Por otra parte, Dios nos espera en nuestro trabajo
para seguir realizando en el mundo la obra de la redención, esto es, para
seguir atrayendo el mundo hacia él. No se trata de yuxtaponer actividades
piadosas a nuestro quehacer diario, sino de procurar conducir hacia Dios todos
los ambientes de nuestro mundo: la familia, la política, la cultura, el
deporte… todo. Para hacerlo necesitamos, en primer lugar, descubrir su
presencia en todos esos lugares. Se trata, en definitiva, de ver nuestro
trabajo como un don de Dios, como el modo concreto en que ponemos por obra su
mandato de cuidar, de cultivar el mundo y de anunciar la buena nueva de que
Dios nos quiere y nos ofrece su amor. Desde ese descubrimiento, procuraremos
que todas nuestras acciones se conviertan en un servicio a los demás, en un
amor como el que Jesús nos muestra y nos entrega cada día en la santa Misa. Al
vivir de este modo, uniendo todas nuestras acciones al sacrificio de Cristo,
realizamos plenamente la misión que el Señor quiso comunicarnos antes de volver
junto al Padre (cfr. Jn 20,21).
***
En una entrevista, poco antes de la beatificación de
Guadalupe Ortiz de Landázuri, preguntaron al Padre cuál era la fórmula
de la santidad de aquella mujer. Lo resumió en pocas líneas: «La
santidad no es llegar al final de la vida siendo perfectos, como ángeles, sino
alcanzar la plenitud del amor. Como san Josemaría decía, se trataba de la lucha
por transformar el trabajo, la vida ordinaria, en un encuentro con Jesucristo y
en un servicio a los demás»[15]. La fórmula
de la santidad se condensa, pues, en que todo responda a una misma motivación,
en que todo tenga una misma meta: vivir con Cristo en medio del mundo llevando,
con él, el mundo al Padre. Y eso es posible porque Jesús está muy cerca.

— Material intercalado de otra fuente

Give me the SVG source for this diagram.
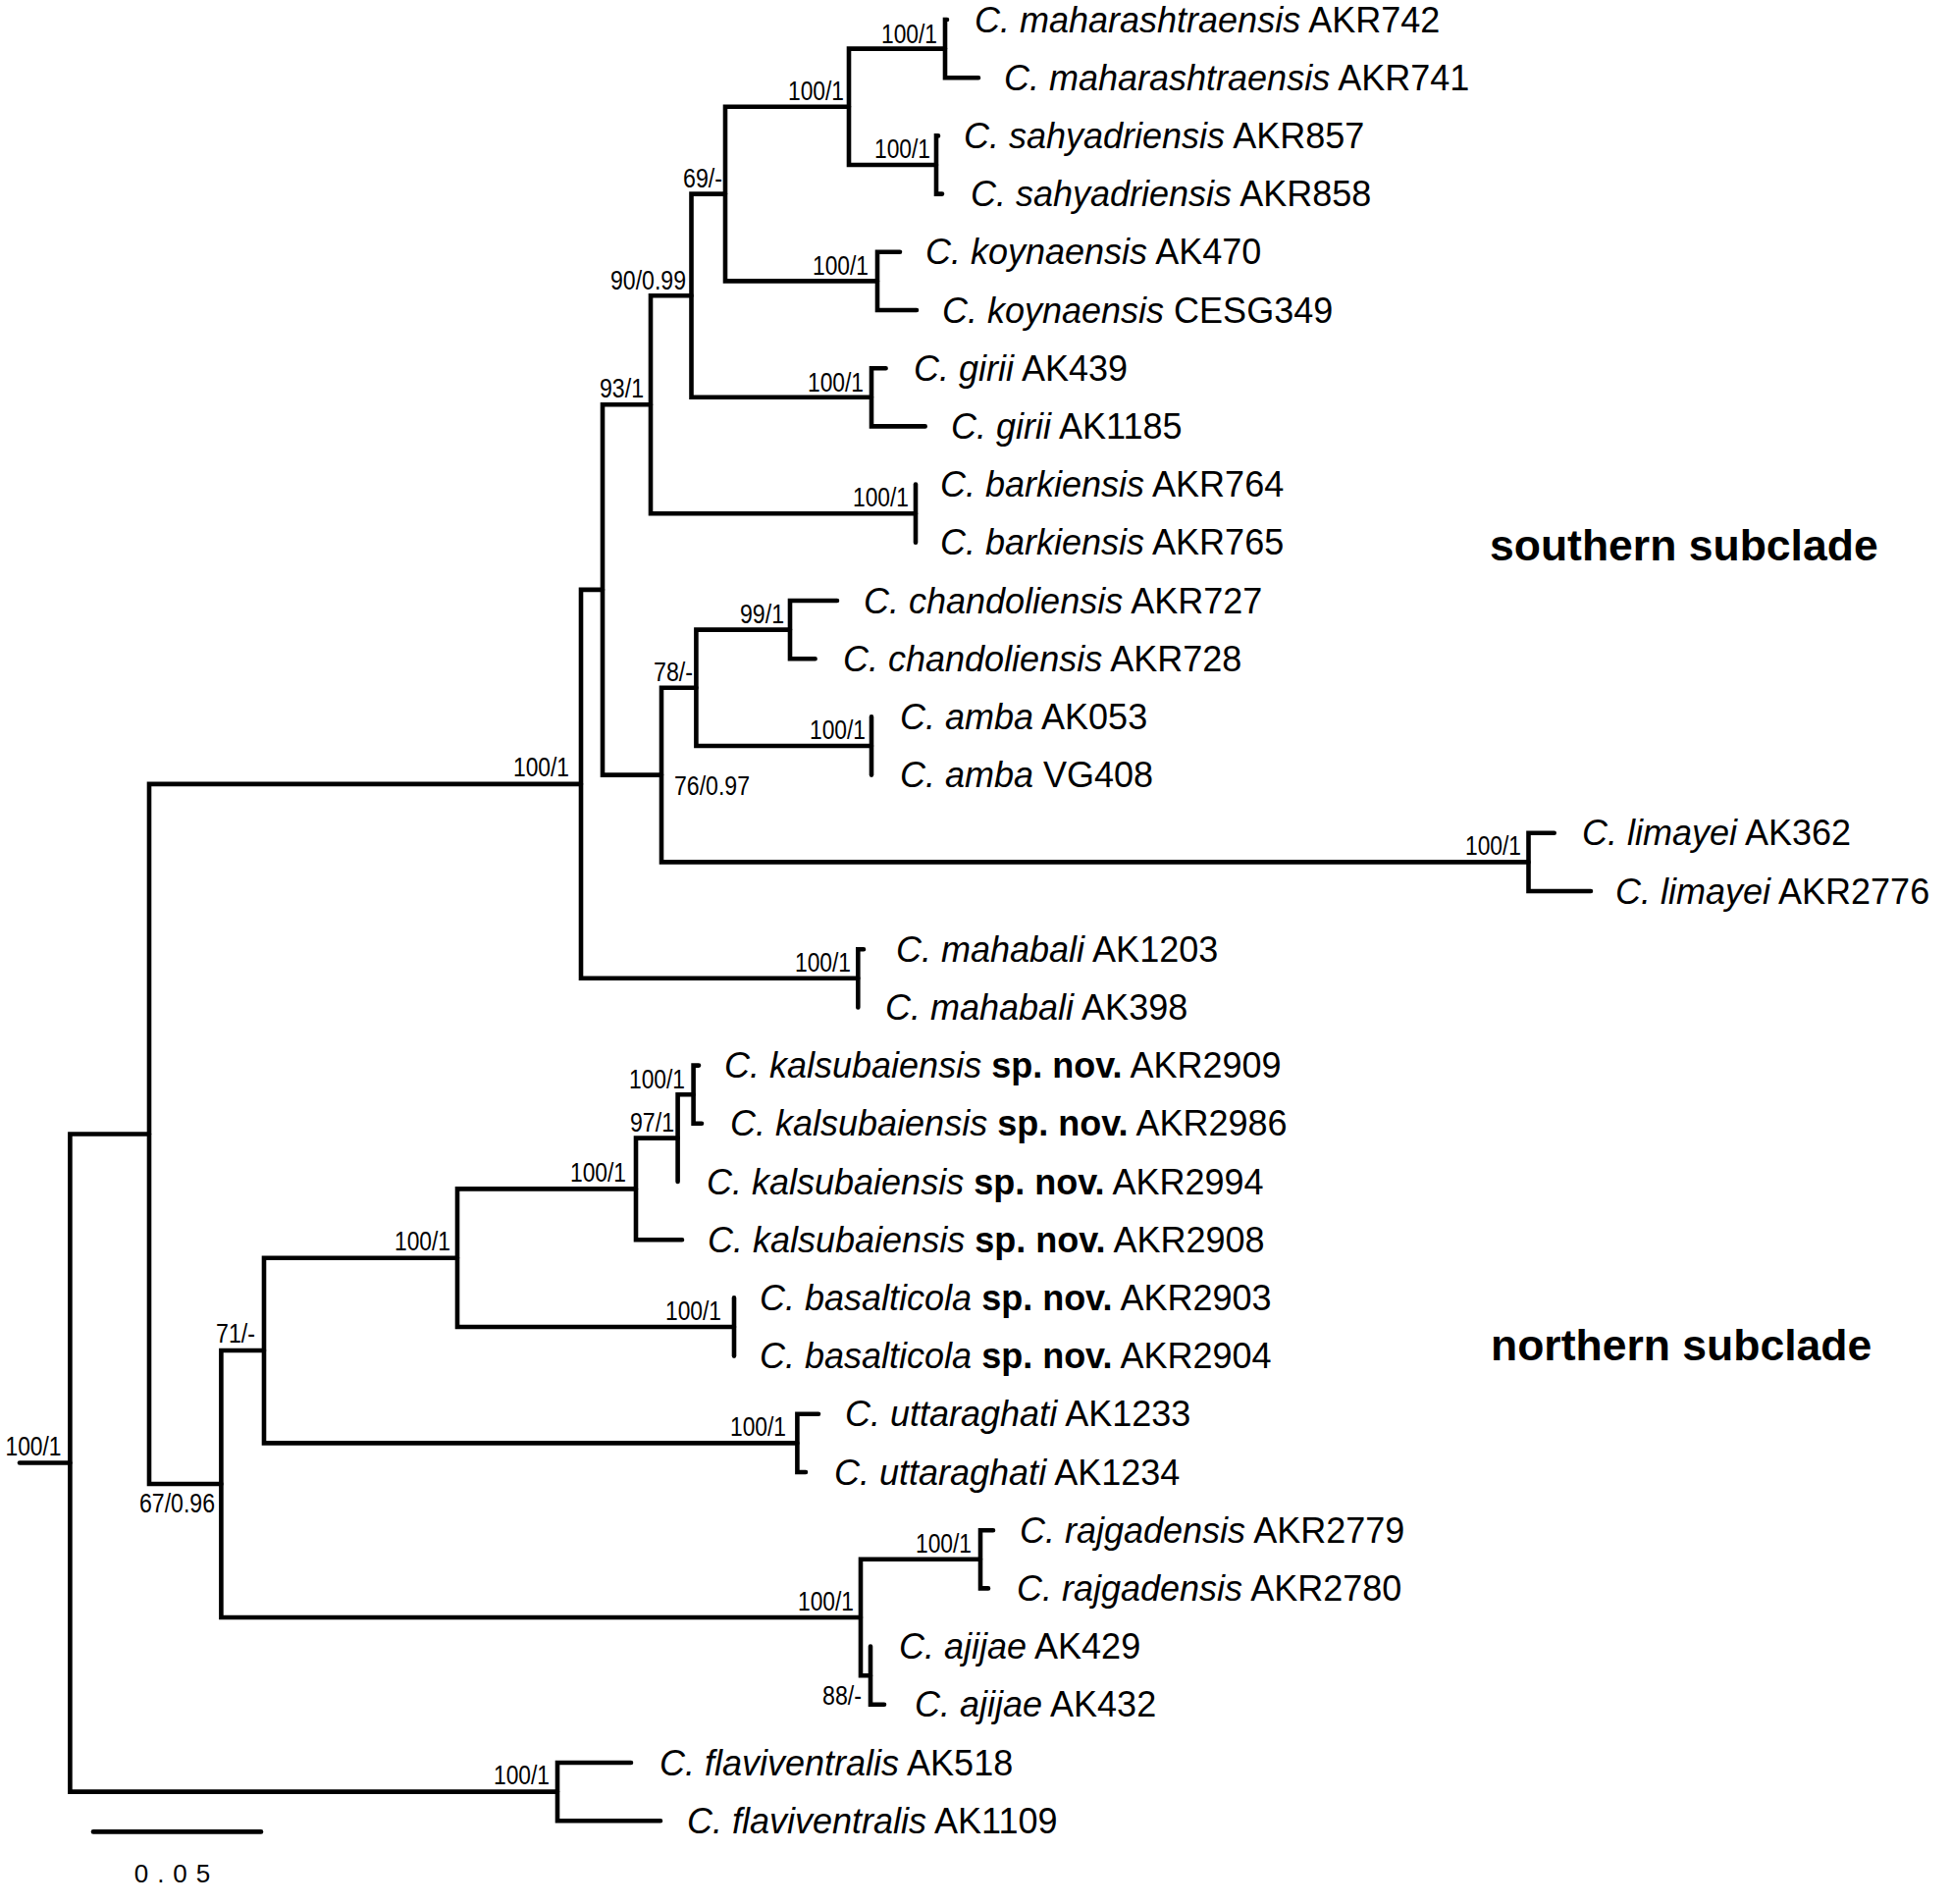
<svg xmlns="http://www.w3.org/2000/svg" width="1988" height="1940" viewBox="0 0 1988 1940">
<style>
.br{fill:none;stroke:#000;stroke-width:4.6;stroke-linecap:round;stroke-linejoin:miter}
.sp{font-family:"Liberation Sans",Arial,sans-serif;font-size:36px;fill:#000}
.sp .i{font-style:italic}
.sp .b{font-weight:bold}
.su{font-family:"Liberation Sans",Arial,sans-serif;font-size:27px;fill:#000;text-anchor:end}
.cl{font-family:"Liberation Sans",Arial,sans-serif;font-size:44.5px;font-weight:bold;fill:#000}
.sc{font-family:"Liberation Sans",Arial,sans-serif;font-size:26px;fill:#000;text-anchor:middle;letter-spacing:9px}
</style>
<rect width="1988" height="1940" fill="#fff"/>
<g id="connectors">
<path class="br" d="M965 20 H963 V79.2 H997"/>
<path class="br" d="M956 138.4 H954 V197.6 H960"/>
<path class="br" d="M963 49.6 H865 V168 H954"/>
<path class="br" d="M917 256.8 H894 V316 H934"/>
<path class="br" d="M865 108.8 H739 V286.4 H894"/>
<path class="br" d="M902.6 375.2 H888 V434.4 H942.7"/>
<path class="br" d="M739 197.6 H704.5 V404.8 H888"/>
<path class="br" d="M933 493.6 V552.8"/>
<path class="br" d="M704.5 301.2 H663 V523.2 H933"/>
<path class="br" d="M853 612 H805 V671.2 H830.6"/>
<path class="br" d="M888 730.4 V789.6"/>
<path class="br" d="M805 641.6 H709.4 V760 H888"/>
<path class="br" d="M1583.7 848.8 H1557.5 V908 H1621"/>
<path class="br" d="M709.4 700.8 H674 V878.4 H1557.5"/>
<path class="br" d="M663 412.2 H614 V789.6 H674"/>
<path class="br" d="M880 967.2 H874.3 V1026.4"/>
<path class="br" d="M614 600.9 H592 V996.8 H874.3"/>
<path class="br" d="M712 1085.6 H706.6 V1144.8 H715"/>
<path class="br" d="M706.6 1115.2 H690.6 V1204"/>
<path class="br" d="M690.6 1159.6 H648 V1263.2 H695"/>
<path class="br" d="M748 1322.4 V1381.6"/>
<path class="br" d="M648 1211.4 H466 V1352 H748"/>
<path class="br" d="M834 1440.8 H812.4 V1500 H821"/>
<path class="br" d="M466 1281.7 H269 V1470.4 H812.4"/>
<path class="br" d="M1012 1559.2 H999 V1618.4 H1007"/>
<path class="br" d="M887 1677.6 V1736.8 H901"/>
<path class="br" d="M999 1588.8 H877 V1707.2 H887"/>
<path class="br" d="M269 1376 H225.4 V1648 H877"/>
<path class="br" d="M592 798.9 H152 V1512 H225.4"/>
<path class="br" d="M643 1796 H568 V1855.2 H673"/>
<path class="br" d="M152 1155.5 H71.4 V1825.6 H568"/>
<path class="br" d="M20 1490.5 H71.4"/>
</g>
<g id="leaves">
<g id="t01"><text class="sp" x="993" y="32.5"><tspan class="i">C. maharashtraensis</tspan> AKR742</text></g>
<g id="t02"><text class="sp" x="1023" y="91.7"><tspan class="i">C. maharashtraensis</tspan> AKR741</text></g>
<g id="t03"><text class="sp" x="982" y="150.9"><tspan class="i">C. sahyadriensis</tspan> AKR857</text></g>
<g id="t04"><text class="sp" x="989" y="210.1"><tspan class="i">C. sahyadriensis</tspan> AKR858</text></g>
<g id="t05"><text class="sp" x="943" y="269.3"><tspan class="i">C. koynaensis</tspan> AK470</text></g>
<g id="t06"><text class="sp" x="960" y="328.5"><tspan class="i">C. koynaensis</tspan> CESG349</text></g>
<g id="t07"><text class="sp" x="931" y="387.7"><tspan class="i">C. girii</tspan> AK439</text></g>
<g id="t08"><text class="sp" x="969" y="446.9"><tspan class="i">C. girii</tspan> AK1185</text></g>
<g id="t09"><text class="sp" x="958" y="506.1"><tspan class="i">C. barkiensis</tspan> AKR764</text></g>
<g id="t10"><text class="sp" x="958" y="565.3"><tspan class="i">C. barkiensis</tspan> AKR765</text></g>
<g id="t11"><text class="sp" x="880" y="624.5"><tspan class="i">C. chandoliensis</tspan> AKR727</text></g>
<g id="t12"><text class="sp" x="859" y="683.7"><tspan class="i">C. chandoliensis</tspan> AKR728</text></g>
<g id="t13"><text class="sp" x="917" y="742.9"><tspan class="i">C. amba</tspan> AK053</text></g>
<g id="t14"><text class="sp" x="917" y="802.1"><tspan class="i">C. amba</tspan> VG408</text></g>
<g id="t15"><text class="sp" x="1612" y="861.3"><tspan class="i">C. limayei</tspan> AK362</text></g>
<g id="t16"><text class="sp" x="1646" y="920.5"><tspan class="i">C. limayei</tspan> AKR2776</text></g>
<g id="t17"><text class="sp" x="913" y="979.7"><tspan class="i">C. mahabali</tspan> AK1203</text></g>
<g id="t18"><text class="sp" x="902" y="1038.9"><tspan class="i">C. mahabali</tspan> AK398</text></g>
<g id="t19"><text class="sp" x="738" y="1098.1"><tspan class="i">C. kalsubaiensis</tspan> <tspan class="b">sp. nov.</tspan> AKR2909</text></g>
<g id="t20"><text class="sp" x="744" y="1157.3"><tspan class="i">C. kalsubaiensis</tspan> <tspan class="b">sp. nov.</tspan> AKR2986</text></g>
<g id="t21"><text class="sp" x="720" y="1216.5"><tspan class="i">C. kalsubaiensis</tspan> <tspan class="b">sp. nov.</tspan> AKR2994</text></g>
<g id="t22"><text class="sp" x="721" y="1275.7"><tspan class="i">C. kalsubaiensis</tspan> <tspan class="b">sp. nov.</tspan> AKR2908</text></g>
<g id="t23"><text class="sp" x="774" y="1334.9"><tspan class="i">C. basalticola</tspan> <tspan class="b">sp. nov.</tspan> AKR2903</text></g>
<g id="t24"><text class="sp" x="774" y="1394.1"><tspan class="i">C. basalticola</tspan> <tspan class="b">sp. nov.</tspan> AKR2904</text></g>
<g id="t25"><text class="sp" x="861" y="1453.3"><tspan class="i">C. uttaraghati</tspan> AK1233</text></g>
<g id="t26"><text class="sp" x="850" y="1512.5"><tspan class="i">C. uttaraghati</tspan> AK1234</text></g>
<g id="t27"><text class="sp" x="1039" y="1571.7"><tspan class="i">C. rajgadensis</tspan> AKR2779</text></g>
<g id="t28"><text class="sp" x="1036" y="1630.9"><tspan class="i">C. rajgadensis</tspan> AKR2780</text></g>
<g id="t29"><text class="sp" x="916" y="1690.1"><tspan class="i">C. ajijae</tspan> AK429</text></g>
<g id="t30"><text class="sp" x="932" y="1749.3"><tspan class="i">C. ajijae</tspan> AK432</text></g>
<g id="t31"><text class="sp" x="672" y="1808.5"><tspan class="i">C. flaviventralis</tspan> AK518</text></g>
<g id="t32"><text class="sp" x="700" y="1867.7"><tspan class="i">C. flaviventralis</tspan> AK1109</text></g>
</g>
<g id="supports">
<g id="n-maha"><text class="su" x="955" y="44" textLength="57" lengthAdjust="spacingAndGlyphs">100/1</text></g>
<g id="n-sahy"><text class="su" x="948" y="161" textLength="57" lengthAdjust="spacingAndGlyphs">100/1</text></g>
<g id="n-ms"><text class="su" x="860" y="102" textLength="57" lengthAdjust="spacingAndGlyphs">100/1</text></g>
<g id="n-koyn"><text class="su" x="885" y="280" textLength="57" lengthAdjust="spacingAndGlyphs">100/1</text></g>
<g id="n-69"><text class="su" x="736" y="191" textLength="40" lengthAdjust="spacingAndGlyphs">69/-</text></g>
<g id="n-90"><text class="su" x="699" y="295" textLength="77" lengthAdjust="spacingAndGlyphs">90/0.99</text></g>
<g id="n-girii"><text class="su" x="880" y="399" textLength="57" lengthAdjust="spacingAndGlyphs">100/1</text></g>
<g id="n-93"><text class="su" x="656" y="405" textLength="45" lengthAdjust="spacingAndGlyphs">93/1</text></g>
<g id="n-bark"><text class="su" x="926" y="516" textLength="57" lengthAdjust="spacingAndGlyphs">100/1</text></g>
<g id="n-chand"><text class="su" x="799" y="635" textLength="45" lengthAdjust="spacingAndGlyphs">99/1</text></g>
<g id="n-78"><text class="su" x="706" y="694" textLength="40" lengthAdjust="spacingAndGlyphs">78/-</text></g>
<g id="n-amba"><text class="su" x="882" y="753" textLength="57" lengthAdjust="spacingAndGlyphs">100/1</text></g>
<g id="n-76"><text class="su" x="687" y="810" style="text-anchor:start" textLength="77" lengthAdjust="spacingAndGlyphs">76/0.97</text></g>
<g id="n-lim"><text class="su" x="1550" y="871" textLength="57" lengthAdjust="spacingAndGlyphs">100/1</text></g>
<g id="n-south"><text class="su" x="580" y="791" textLength="57" lengthAdjust="spacingAndGlyphs">100/1</text></g>
<g id="n-mahab"><text class="su" x="867" y="990" textLength="57" lengthAdjust="spacingAndGlyphs">100/1</text></g>
<g id="n-2909"><text class="su" x="698" y="1109" textLength="57" lengthAdjust="spacingAndGlyphs">100/1</text></g>
<g id="n-97"><text class="su" x="687" y="1153" textLength="45" lengthAdjust="spacingAndGlyphs">97/1</text></g>
<g id="n-kals"><text class="su" x="638" y="1204" textLength="57" lengthAdjust="spacingAndGlyphs">100/1</text></g>
<g id="n-bas"><text class="su" x="735" y="1345" textLength="57" lengthAdjust="spacingAndGlyphs">100/1</text></g>
<g id="n-kb"><text class="su" x="459" y="1274" textLength="57" lengthAdjust="spacingAndGlyphs">100/1</text></g>
<g id="n-71"><text class="su" x="260" y="1368" textLength="40" lengthAdjust="spacingAndGlyphs">71/-</text></g>
<g id="n-utt"><text class="su" x="801" y="1463" textLength="57" lengthAdjust="spacingAndGlyphs">100/1</text></g>
<g id="n-rajg"><text class="su" x="990" y="1582" textLength="57" lengthAdjust="spacingAndGlyphs">100/1</text></g>
<g id="n-ra"><text class="su" x="870" y="1641" textLength="57" lengthAdjust="spacingAndGlyphs">100/1</text></g>
<g id="n-88"><text class="su" x="878" y="1737" textLength="40" lengthAdjust="spacingAndGlyphs">88/-</text></g>
<g id="n-67"><text class="su" x="219" y="1541" textLength="77" lengthAdjust="spacingAndGlyphs">67/0.96</text></g>
<g id="n-root"><text class="su" x="62.5" y="1483" textLength="57" lengthAdjust="spacingAndGlyphs">100/1</text></g>
<g id="n-flav"><text class="su" x="560" y="1818" textLength="57" lengthAdjust="spacingAndGlyphs">100/1</text></g>
</g>
<g id="clades">
<text class="cl" x="1518" y="570.7">southern subclade</text>
<text class="cl" x="1519" y="1386">northern subclade</text>
</g>
<g id="scalebar">
<path class="br" d="M95 1866.4 H266"/>
<text class="sc" x="180" y="1918">0.05</text>
</g>
</svg>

[1] Guadalupe Ortiz de Landázuri, Carta a san
Josemaría, 1-IV-1946.
[2] San Josemaría, Carta 24-III-1930
[3] San Josemaría, Amigos de Dios, n.
300.
[4] San Josemaría, Carta 8-XII-1949, n.
26.
[5] Cfr. san Josemaría, Es Cristo que Pasa,
n. 48.
[6] Benedicto XVI, Homilía, 7-XI-2006.
[7] Francisco, ex. ap. Gaudete et Exsultate,
n. 14.
[8] Benedicto XVI, Homilía, 7-XI-2006. En el texto,
el Papa retoma un texto de san Gregorio Magno.
[9] San Josemaría, Es Cristo que pasa,
n. 119.
[10] San Josemaría, Apuntes de la predicación,
28-IX-1973.
[11] Catecismo de la Iglesia Católica, n.
2659.
[12] San Josemaría, Conversaciones, n.
113.
[13] Ibid., n. 114.
[14] San
Josemaría, Carta 11-III-1940, n. 15.
[15] Mons. Fernando Ocáriz, entrevista 13-V-2019.